**Written request:** Write out each line from the data below that includes the word "code".

---------- Data shown ----------

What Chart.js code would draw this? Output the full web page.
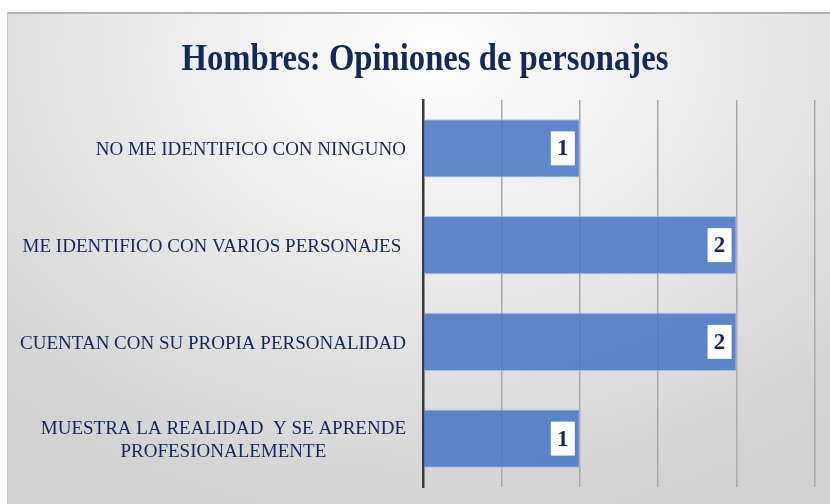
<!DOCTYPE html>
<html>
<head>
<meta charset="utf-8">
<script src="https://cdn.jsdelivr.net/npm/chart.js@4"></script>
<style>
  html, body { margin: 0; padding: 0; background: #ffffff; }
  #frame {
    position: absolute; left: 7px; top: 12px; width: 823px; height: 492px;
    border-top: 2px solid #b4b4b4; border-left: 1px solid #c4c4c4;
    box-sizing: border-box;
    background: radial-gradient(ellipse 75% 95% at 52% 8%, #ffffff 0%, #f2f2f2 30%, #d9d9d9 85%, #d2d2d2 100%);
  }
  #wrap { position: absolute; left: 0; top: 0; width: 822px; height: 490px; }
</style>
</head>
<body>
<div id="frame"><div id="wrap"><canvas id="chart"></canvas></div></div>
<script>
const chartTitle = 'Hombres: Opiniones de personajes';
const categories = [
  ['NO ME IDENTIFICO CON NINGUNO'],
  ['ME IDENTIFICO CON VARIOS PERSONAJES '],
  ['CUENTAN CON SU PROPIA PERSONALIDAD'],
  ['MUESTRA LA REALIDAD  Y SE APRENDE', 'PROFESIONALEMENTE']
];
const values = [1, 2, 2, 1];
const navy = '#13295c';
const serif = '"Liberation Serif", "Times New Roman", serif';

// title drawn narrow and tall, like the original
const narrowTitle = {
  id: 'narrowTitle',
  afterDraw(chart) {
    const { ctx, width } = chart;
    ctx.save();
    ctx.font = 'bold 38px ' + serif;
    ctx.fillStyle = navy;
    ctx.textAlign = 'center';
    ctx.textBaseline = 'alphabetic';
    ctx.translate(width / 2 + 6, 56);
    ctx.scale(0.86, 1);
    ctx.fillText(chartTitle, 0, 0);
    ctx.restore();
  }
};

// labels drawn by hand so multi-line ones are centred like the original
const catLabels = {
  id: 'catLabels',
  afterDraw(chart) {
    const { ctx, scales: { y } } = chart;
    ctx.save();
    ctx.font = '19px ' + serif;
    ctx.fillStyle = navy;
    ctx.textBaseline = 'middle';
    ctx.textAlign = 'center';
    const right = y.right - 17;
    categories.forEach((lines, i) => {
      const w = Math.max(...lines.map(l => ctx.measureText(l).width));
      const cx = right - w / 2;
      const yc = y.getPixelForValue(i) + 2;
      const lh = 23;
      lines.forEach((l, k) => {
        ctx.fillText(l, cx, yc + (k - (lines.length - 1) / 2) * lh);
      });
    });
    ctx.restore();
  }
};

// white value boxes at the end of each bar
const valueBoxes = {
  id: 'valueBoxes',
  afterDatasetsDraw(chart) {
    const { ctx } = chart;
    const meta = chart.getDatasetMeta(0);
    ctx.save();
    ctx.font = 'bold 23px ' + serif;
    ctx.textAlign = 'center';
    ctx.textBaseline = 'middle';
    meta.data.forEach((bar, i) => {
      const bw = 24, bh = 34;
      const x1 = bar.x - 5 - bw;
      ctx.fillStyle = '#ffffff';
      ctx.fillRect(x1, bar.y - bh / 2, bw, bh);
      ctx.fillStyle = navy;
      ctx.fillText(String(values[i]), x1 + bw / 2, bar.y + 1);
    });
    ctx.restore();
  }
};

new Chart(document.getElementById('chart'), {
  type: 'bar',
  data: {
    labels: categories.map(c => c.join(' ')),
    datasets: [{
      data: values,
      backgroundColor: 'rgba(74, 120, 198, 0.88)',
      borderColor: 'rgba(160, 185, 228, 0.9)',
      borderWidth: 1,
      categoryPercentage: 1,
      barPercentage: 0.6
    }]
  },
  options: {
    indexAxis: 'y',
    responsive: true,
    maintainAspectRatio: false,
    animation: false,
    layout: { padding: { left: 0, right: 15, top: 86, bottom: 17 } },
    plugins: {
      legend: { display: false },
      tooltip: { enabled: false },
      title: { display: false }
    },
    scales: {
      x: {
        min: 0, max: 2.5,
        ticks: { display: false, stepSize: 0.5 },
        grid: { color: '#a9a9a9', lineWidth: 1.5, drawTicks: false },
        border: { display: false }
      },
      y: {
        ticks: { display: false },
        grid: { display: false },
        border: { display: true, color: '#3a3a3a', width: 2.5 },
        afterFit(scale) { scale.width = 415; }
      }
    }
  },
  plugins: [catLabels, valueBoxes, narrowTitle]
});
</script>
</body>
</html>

----------
---------- Data shown ----------

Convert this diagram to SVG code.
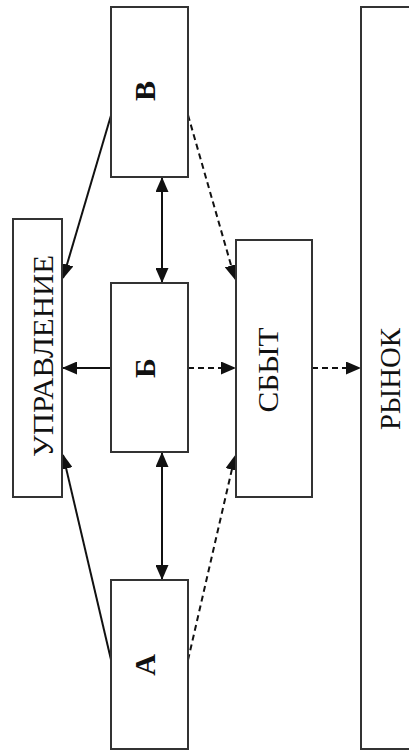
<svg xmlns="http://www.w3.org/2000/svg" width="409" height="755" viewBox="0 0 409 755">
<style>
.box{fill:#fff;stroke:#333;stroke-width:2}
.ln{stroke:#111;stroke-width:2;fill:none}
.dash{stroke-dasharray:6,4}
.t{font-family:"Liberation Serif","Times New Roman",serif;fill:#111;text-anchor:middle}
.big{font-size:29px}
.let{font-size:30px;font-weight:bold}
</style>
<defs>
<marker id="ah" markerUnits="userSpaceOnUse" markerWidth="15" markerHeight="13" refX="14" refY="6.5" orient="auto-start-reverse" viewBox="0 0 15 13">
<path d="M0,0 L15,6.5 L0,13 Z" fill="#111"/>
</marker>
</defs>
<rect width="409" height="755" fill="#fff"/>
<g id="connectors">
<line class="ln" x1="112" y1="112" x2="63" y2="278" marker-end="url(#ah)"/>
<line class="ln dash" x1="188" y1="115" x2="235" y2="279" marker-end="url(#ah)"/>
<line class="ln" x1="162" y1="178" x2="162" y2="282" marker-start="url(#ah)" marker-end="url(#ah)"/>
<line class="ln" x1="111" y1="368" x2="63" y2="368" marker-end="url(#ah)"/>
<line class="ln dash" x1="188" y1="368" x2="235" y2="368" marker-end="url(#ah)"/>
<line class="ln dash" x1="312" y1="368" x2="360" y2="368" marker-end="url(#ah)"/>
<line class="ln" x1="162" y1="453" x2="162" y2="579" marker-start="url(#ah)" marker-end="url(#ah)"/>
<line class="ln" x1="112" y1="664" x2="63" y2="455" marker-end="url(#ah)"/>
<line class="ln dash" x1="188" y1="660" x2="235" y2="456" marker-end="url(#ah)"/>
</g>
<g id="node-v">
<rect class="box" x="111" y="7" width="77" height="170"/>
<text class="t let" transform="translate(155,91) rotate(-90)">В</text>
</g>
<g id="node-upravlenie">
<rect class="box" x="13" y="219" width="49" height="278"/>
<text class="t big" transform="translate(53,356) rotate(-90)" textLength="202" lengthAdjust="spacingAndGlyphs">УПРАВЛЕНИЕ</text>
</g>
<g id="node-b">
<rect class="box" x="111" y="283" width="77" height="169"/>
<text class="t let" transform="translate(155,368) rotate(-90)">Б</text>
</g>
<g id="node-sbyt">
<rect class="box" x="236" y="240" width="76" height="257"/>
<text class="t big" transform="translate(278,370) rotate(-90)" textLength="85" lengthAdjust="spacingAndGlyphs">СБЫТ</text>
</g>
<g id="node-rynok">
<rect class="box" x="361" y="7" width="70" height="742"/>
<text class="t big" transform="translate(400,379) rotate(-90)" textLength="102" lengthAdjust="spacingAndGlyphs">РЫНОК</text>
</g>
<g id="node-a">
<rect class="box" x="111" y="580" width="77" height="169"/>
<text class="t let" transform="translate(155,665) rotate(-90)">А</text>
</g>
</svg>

----------

**The response:**
What Chart.js code would draw this? Output the full web page.
Convert this diagram to SVG code.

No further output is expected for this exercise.